An earlier poll, conducted in March, put the two sides closer, with 38 percent of eligible voters then saying they would vote ‘yes’ to scrapping the opt-out, with 31 percent saying they would vote ‘no’ and 31 percent saying they didn’t know.

The government announced in March a June 1st referendum in which citizens will decide whether to overturn Denmark’s opt-out from EU defence policy.
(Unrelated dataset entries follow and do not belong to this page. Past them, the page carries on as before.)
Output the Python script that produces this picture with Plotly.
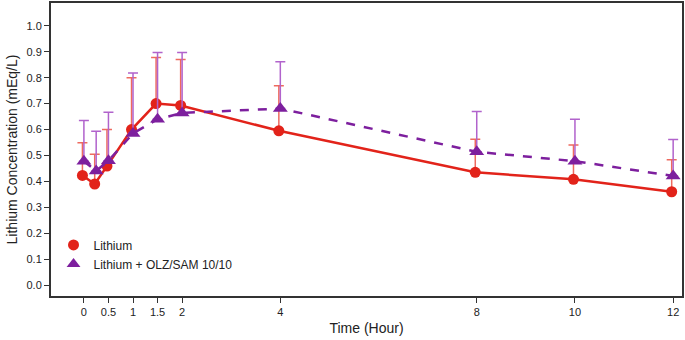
import plotly.graph_objects as go

time_h = [0, 0.25, 0.5, 1, 1.5, 2, 4, 8, 10, 12]
x_ticks = [0, 0.5, 1, 1.5, 2, 4, 8, 10, 12]
x_tick_labels = ["0", "0.5", "1", "1.5", "2", "4", "8", "10", "12"]

lithium_mean = [0.423, 0.390, 0.459, 0.600, 0.700, 0.693, 0.595, 0.435, 0.408, 0.360]
lithium_sd_top = [0.549, 0.505, 0.600, 0.800, 0.878, 0.870, 0.769, 0.563, 0.540, 0.483]

combo_mean = [0.478, 0.440, 0.480, 0.585, 0.640, 0.664, 0.681, 0.514, 0.478, 0.421]
combo_sd_top = [0.635, 0.593, 0.667, 0.818, 0.897, 0.897, 0.861, 0.670, 0.640, 0.562]

lithium_sd = [t - m for t, m in zip(lithium_sd_top, lithium_mean)]
combo_sd = [t - m for t, m in zip(combo_sd_top, combo_mean)]

RED = "#E2231A"
RED_ERR = "#EE6A5F"
PURPLE = "#7D1F9E"
PURPLE_ERR = "#B163CC"
DODGE = 0.03
FONT = "Liberation Sans, Arial, sans-serif"

fig = go.Figure()

fig.add_trace(go.Scatter(
    x=[t - DODGE for t in time_h], y=lithium_mean, mode="lines+markers",
    line=dict(color=RED, width=2.5),
    marker=dict(symbol="circle", size=11, color=RED),
    error_y=dict(type="data", array=lithium_sd, arrayminus=[0] * len(lithium_sd),
                 symmetric=False, color=RED_ERR, thickness=1.5, width=5),
    showlegend=False,
))
fig.add_trace(go.Scatter(
    x=time_h, y=combo_mean, mode="lines+markers",
    line=dict(color=PURPLE, width=2.5, dash="dash"),
    marker=dict(symbol="triangle-up", size=13, color=PURPLE),
    error_y=dict(type="data", array=combo_sd, arrayminus=[0] * len(combo_sd),
                 symmetric=False, color=PURPLE_ERR, thickness=1.5, width=5),
    showlegend=False,
))
# legend-only entries (markers only)
fig.add_trace(go.Scatter(x=[None], y=[None], mode="markers", name="Lithium",
                         marker=dict(symbol="circle", size=11, color=RED)))
fig.add_trace(go.Scatter(x=[None], y=[None], mode="markers", name="Lithium + OLZ/SAM 10/10",
                         marker=dict(symbol="triangle-up", size=12, color=PURPLE)))

fig.update_layout(
    width=685, height=340,
    margin=dict(l=51, r=1, t=3, b=44),
    paper_bgcolor="white", plot_bgcolor="white",
    font=dict(family=FONT, size=11, color="#222"),
    legend=dict(x=0.004, y=0.142, xanchor="left", yanchor="middle",
                font=dict(size=12, color="#222"), bgcolor="rgba(0,0,0,0)",
                itemwidth=30, tracegroupgap=0),
    xaxis=dict(
        range=[-0.67, 12.18], tickmode="array", tickvals=x_ticks, ticktext=x_tick_labels,
        showline=True, linecolor="#333", linewidth=2, mirror=True,
        ticks="outside", ticklen=5, tickcolor="#333", tickwidth=1,
        showgrid=False, zeroline=False,
        title=dict(text="Time (Hour)", font=dict(size=14), standoff=6),
    ),
    yaxis=dict(
        range=[-0.042, 1.088], tickmode="linear", tick0=0, dtick=0.1, tickformat=".1f",
        showline=True, linecolor="#333", linewidth=2, mirror=True,
        ticks="outside", ticklen=5, tickcolor="#333", tickwidth=1,
        showgrid=False, zeroline=False,
        title=dict(text="Lithium Concentration (mEq/L)", font=dict(size=14), standoff=6),
    ),
)

fig.write_html("out.html", config={"displayModeBar": False},
               post_script="document.body.style.margin='0';")
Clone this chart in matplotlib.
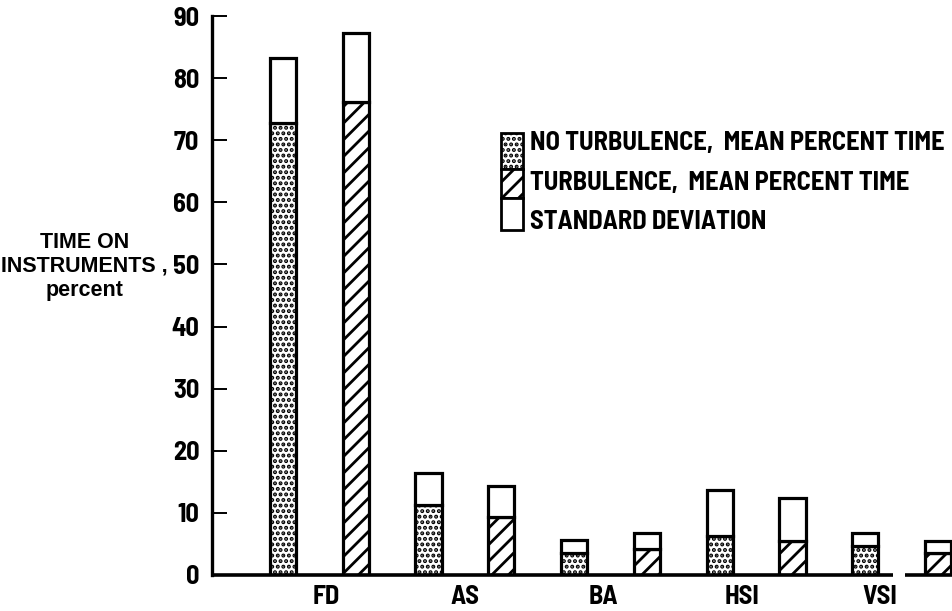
import numpy as np
import matplotlib
matplotlib.use("Agg")
import matplotlib.pyplot as plt
from matplotlib.patches import Rectangle

plt.rcParams['font.family'] = ['Barlow Semi Condensed', 'Roboto', 'DejaVu Sans']
plt.rcParams['font.weight'] = 'bold'
plt.rcParams['hatch.linewidth'] = 2.0

# instruments, two bars each: no turbulence then turbulence
instruments = ['FD', 'AS', 'BA', 'HSI', 'VSI']
no_turb_mean = [72.8, 11.2, 3.6, 6.3, 4.6]
no_turb_sd = [10.4, 5.2, 2.1, 7.4, 2.1]
turb_mean = [76.1, 9.4, 4.2, 5.5, 3.6]
turb_sd = [11.2, 4.9, 2.5, 6.9, 1.8]

fig = plt.figure(figsize=(9.52, 6.11), dpi=100)
ax = fig.add_axes([212 / 952, 36 / 611, 740 / 952, 559 / 611])

n = len(instruments)
x_nt = np.arange(n) * 2
x_t = x_nt + 1
w = 0.36
bar_kw = dict(width=w, edgecolor='black', linewidth=2.3)

ax.bar(x_nt, no_turb_mean, color='white', hatch='...', **bar_kw)
ax.bar(x_nt, no_turb_sd, bottom=no_turb_mean, color='white', **bar_kw)
ax.bar(x_t, turb_mean, color='white', hatch='//', **bar_kw)
ax.bar(x_t, turb_sd, bottom=turb_mean, color='white', **bar_kw)

ax.set_xlim(-0.975, 9.19)
ax.set_ylim(0, 90)

for s in ['top', 'right', 'bottom']:
    ax.spines[s].set_visible(False)
ax.spines['left'].set_linewidth(2.4)

# baseline drawn in two pieces, with a small break near the last pair
ax.hlines(0, -0.975, 8.38, color='black', linewidth=2.6, clip_on=False)
ax.hlines(0, 8.54, 9.19, color='black', linewidth=2.6, clip_on=False)

ax.set_yticks(np.arange(0, 91, 10))
ax.tick_params(axis='y', direction='in', length=11, width=1.4, pad=9,
               labelsize=19)
ax.get_yticklines()[0].set_visible(False)

ax.set_xticks(0.6 + 1.9 * np.arange(n))
ax.set_xticklabels(instruments)
ax.tick_params(axis='x', length=0, pad=7, labelsize=19)

ax.set_ylabel('TIME ON\nINSTRUMENTS ,\npercent', rotation=0, fontsize=15.5,
              family=['Liberation Sans', 'DejaVu Sans'], fontweight='bold',
              ha='center', va='center', linespacing=1.2)
ax.yaxis.set_label_coords(-0.172, 0.552)

# key: three stacked swatches next to their descriptions
bx, bw = 0.3905, 0.0297
swatches = [(0.726, 0.065, '...'), (0.674, 0.052, '//'), (0.617, 0.057, None)]
for y0, h, hatch in swatches:
    ax.add_patch(Rectangle((bx, y0), bw, h, transform=ax.transAxes,
                           facecolor='white', edgecolor='black',
                           linewidth=2.0, hatch=hatch, clip_on=False))
labels = ['NO TURBULENCE,  MEAN PERCENT TIME',
          'TURBULENCE,  MEAN PERCENT TIME',
          'STANDARD DEVIATION']
for ty, txt in zip([0.773, 0.701, 0.631], labels):
    ax.text(0.43, ty, txt, transform=ax.transAxes, fontsize=19,
            va='center', ha='left')

fig.savefig('out.png', dpi=100)
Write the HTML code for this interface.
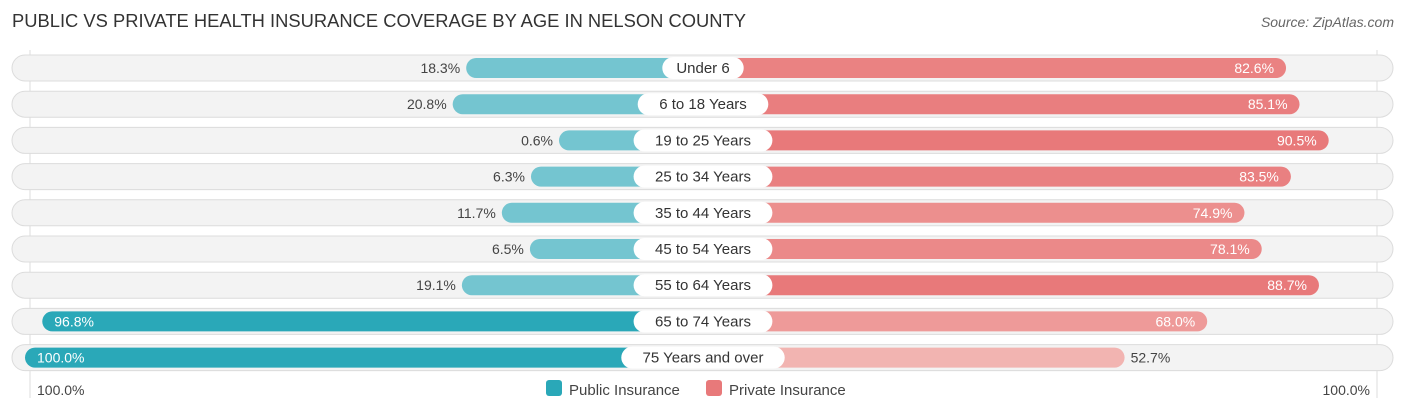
<!DOCTYPE html>
<html><head><meta charset="utf-8"><style>
body{margin:0;background:#fff;font-family:"Liberation Sans",sans-serif;}
svg text{font-family:"Liberation Sans",sans-serif;}
</style></head><body>
<svg id="c" width="1406" height="414" xmlns="http://www.w3.org/2000/svg">
<text x="12" y="27" font-size="18" fill="#333" textLength="734" lengthAdjust="spacingAndGlyphs">PUBLIC VS PRIVATE HEALTH INSURANCE COVERAGE BY AGE IN NELSON COUNTY</text>
<text x="1394" y="27" font-size="14" fill="#666" font-style="italic" text-anchor="end">Source: ZipAtlas.com</text>
<line x1="30" y1="50" x2="30" y2="398" stroke="#ddd"/>
<line x1="1377" y1="50" x2="1377" y2="398" stroke="#ddd"/>
<g id="rows"></g>
<text x="37" y="395" font-size="14" fill="#444">100.0%</text>
<text x="1370" y="395" font-size="14" fill="#444" text-anchor="end">100.0%</text>
<g>
<rect x="546" y="380" width="16" height="16" rx="3" fill="#2aa8b8"/>
<text x="569" y="395" font-size="15" fill="#444">Public Insurance</text>
<rect x="706" y="380" width="16" height="16" rx="3" fill="#e8797a"/>
<text x="729" y="395" font-size="15" fill="#444">Private Insurance</text>
</g>
</svg>
<script>
const categories=["Under 6","6 to 18 Years","19 to 25 Years","25 to 34 Years","35 to 44 Years","45 to 54 Years","55 to 64 Years","65 to 74 Years","75 Years and over"];
const publicValues=[18.3,20.8,0.6,6.3,11.7,6.5,19.1,96.8,100.0];
const privateValues=[82.6,85.1,90.5,83.5,74.9,78.1,88.7,68.0,52.7];
const NS="http://www.w3.org/2000/svg";
const g=document.getElementById('rows');
const K=5.4, leftZero=565, rightZero=840, cx=703;
const xl=v=>leftZero-v*K, xr=v=>rightZero+v*K;
const yc=i=>68+i*36.2;
function mk(t,a){const e=document.createElementNS(NS,t);for(const k in a)e.setAttribute(k,a[k]);g.appendChild(e);return e;}
function mix(a,b,t){const p=s=>[1,3,5].map(i=>parseInt(s.substr(i,2),16));const A=p(a),B=p(b);return 'rgb('+A.map((v,i)=>Math.round(v+(B[i]-v)*t)).join(',')+')';}
categories.forEach((cat,i)=>{
 const y=yc(i);
 const bg=mk('rect',{x:12,y:y-13,width:1381,height:26,rx:13,fill:'#f3f3f3',stroke:'#dcdcdc'});
 
 
 const pv=publicValues[i], rv=privateValues[i];
 const x0=Math.min(xl(pv),leftZero-6);
 const pb=mk('rect',{x:x0,y:y-10,width:cx-x0,height:20,rx:10,fill:pv>50?'#2aa8b8':'#74c5d0'});
 
 
 const x1=Math.max(xr(rv),rightZero+6);
 const rb=mk('rect',{x:cx,y:y-10,width:x1-cx,height:20,rx:10,fill:mix('#f3b8b5','#e8797a',Math.max(0,Math.min(1,(rv-50)/38)))});
 
 
 let pt;
 if(pv>50){pt=mk('text',{x:x0+12,y:y+5,'font-size':14,fill:'#fff'});}
 else{pt=mk('text',{x:x0-6,y:y+5,'font-size':14,fill:'#444','text-anchor':'end'});}
 pt.textContent=pv.toFixed(1)+'%';
 
 
 let rt;
 if(rv>60){rt=mk('text',{x:x1-12,y:y+5,'font-size':14,fill:'#fff','text-anchor':'end'});}
 else{rt=mk('text',{x:x1+6,y:y+5,'font-size':14,fill:'#444'});}
 rt.textContent=rv.toFixed(1)+'%';
 
 
 const w=cat.length*8.2+24;
 const lb=mk('rect',{x:cx-w/2,y:y-11,width:w,height:22,rx:11,fill:'#fff'});
 
 
 const lt=mk('text',{x:cx,y:y+5,'font-size':15,fill:'#333','text-anchor':'middle'});
 lt.textContent=cat;
 
 
});
</script>
</body></html>
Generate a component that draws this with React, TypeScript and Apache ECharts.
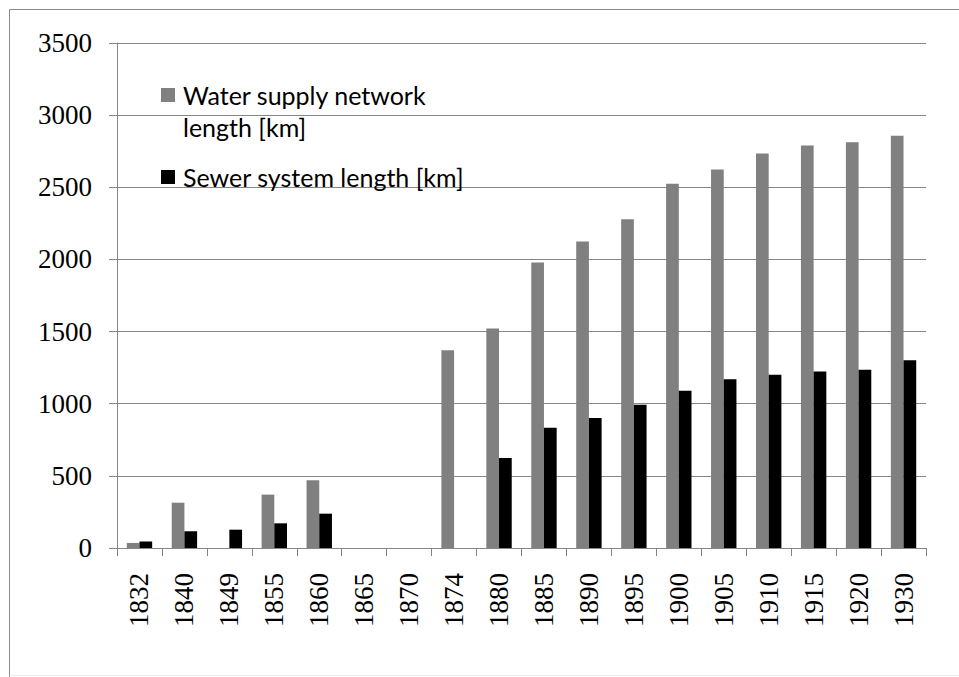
import React, { useEffect, useRef } from "react";
import * as echarts from "echarts";

// Years shown on the category axis
const years = [
  "1832", "1840", "1849", "1855", "1860", "1865", "1870", "1874", "1880",
  "1885", "1890", "1895", "1900", "1905", "1910", "1915", "1920", "1930",
];

// Length of the water supply network, km (null = no data)
const waterSupply: (number | null)[] = [
  35, 314, null, 370, 469, null, null, 1370, 1522,
  1978, 2124, 2279, 2524, 2623, 2734, 2790, 2812, 2857,
];

// Length of the sewer system, km (null = no data)
const sewerSystem: (number | null)[] = [
  45, 116, 127, 171, 238, null, null, null, 623,
  834, 901, 993, 1090, 1169, 1201, 1224, 1236, 1302,
];

const seriesNames = ["Water supply network\nlength [km]", "Sewer system length [km]"];
const seriesColors = ["#808080", "#000000"];

export default function App() {
  const ref = useRef<HTMLDivElement>(null);

  useEffect(() => {
    if (!ref.current) return;
    const chart = echarts.init(ref.current, undefined, { renderer: "svg" });
    const serif = "Liberation Serif";
    const sans = "Lato";

    chart.setOption({
      animation: false,
      backgroundColor: "#ffffff",
      grid: { left: 117, right: 33, top: 43, bottom: 129, containLabel: false },
      xAxis: {
        type: "category",
        data: years,
        axisLine: { lineStyle: { color: "#868686", width: 1 } },
        axisTick: { show: true, length: 8, alignWithLabel: false, lineStyle: { color: "#868686" } },
        axisLabel: {
          rotate: 90,
          margin: 25,
          interval: 0,
          color: "#000",
          fontFamily: serif,
          fontSize: 27,
        },
      },
      yAxis: {
        type: "value",
        min: 0,
        max: 3500,
        interval: 500,
        axisLine: { show: true, lineStyle: { color: "#868686", width: 1 } },
        axisTick: { show: true, length: 8, lineStyle: { color: "#868686" } },
        splitLine: { show: true, lineStyle: { color: "#868686", width: 1 } },
        axisLabel: {
          margin: 25,
          color: "#000",
          fontFamily: serif,
          fontSize: 27,
          formatter: (v: number) => String(v),
        },
      },
      series: [
        {
          name: seriesNames[0],
          type: "bar",
          data: waterSupply,
          barWidth: 12.7,
          barGap: "0%",
          itemStyle: { color: seriesColors[0] },
        },
        {
          name: seriesNames[1],
          type: "bar",
          data: sewerSystem,
          barWidth: 12.7,
          barGap: "0%",
          itemStyle: { color: seriesColors[1] },
        },
      ],
      graphic: [
        // chart frame: solid top and left edges, faint bottom edge
        {
          type: "line",
          silent: true,
          shape: { x1: 9.5, y1: 9.5, x2: 959, y2: 9.5 },
          style: { stroke: "#8a8a8a", lineWidth: 1 },
          z: 100,
        },
        {
          type: "line",
          silent: true,
          shape: { x1: 9.5, y1: 9.5, x2: 9.5, y2: 677 },
          style: { stroke: "#8a8a8a", lineWidth: 1 },
          z: 100,
        },
        {
          type: "line",
          silent: true,
          shape: { x1: 9.5, y1: 675.5, x2: 959, y2: 675.5 },
          style: { stroke: "#ececec", lineWidth: 1 },
          z: 100,
        },
        // legend keys and labels
        {
          type: "rect",
          shape: { x: 161, y: 88, width: 14, height: 14 },
          style: { fill: seriesColors[0] },
          z: 100,
        },
        {
          type: "text",
          x: 183,
          y: 79,
          style: {
            text: seriesNames[0],
            fill: "#000",
            fontFamily: sans,
            fontSize: 25,
            lineHeight: 32,
            verticalAlign: "top",
          },
          z: 100,
        },
        {
          type: "rect",
          shape: { x: 161, y: 170, width: 14, height: 14 },
          style: { fill: seriesColors[1] },
          z: 100,
        },
        {
          type: "text",
          x: 183,
          y: 161,
          style: {
            text: seriesNames[1],
            fill: "#000",
            fontFamily: sans,
            fontSize: 25,
            lineHeight: 32,
            verticalAlign: "top",
          },
          z: 100,
        },
      ],
    });

    return () => chart.dispose();
  }, []);

  return (
    <div
      ref={ref}
      style={{ position: "fixed", left: 0, top: 0, width: 959, height: 677 }}
    />
  );
}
The referendum was called following Russia’s invasion of Ukraine.

Denmark’s opt-out – retsforbehold in Danish – is one of four EU special arrangements negotiated by the Scandinavian country, and has seen it abstain from participation in EU military operations and from providing support or supplies to EU-led defence efforts.

READ ALSO: Why does Denmark have four EU ‘opt-outs’ and what do they mean?

In April, the wording of the question on voting ballots for the referendum was changed, following objections from politicians opposed to scrapping the opt-out.

According to a breakdown of the new poll, younger voters and women are the most undecided groups. 20 percent of men said they were unsure how to vote compared to 38 percent of women.

Among 18-34 year-olds, 39 percent were unsure how they would vote compared to 22 percent of voters over the age of 56 who have yet to decide how to cast their votes.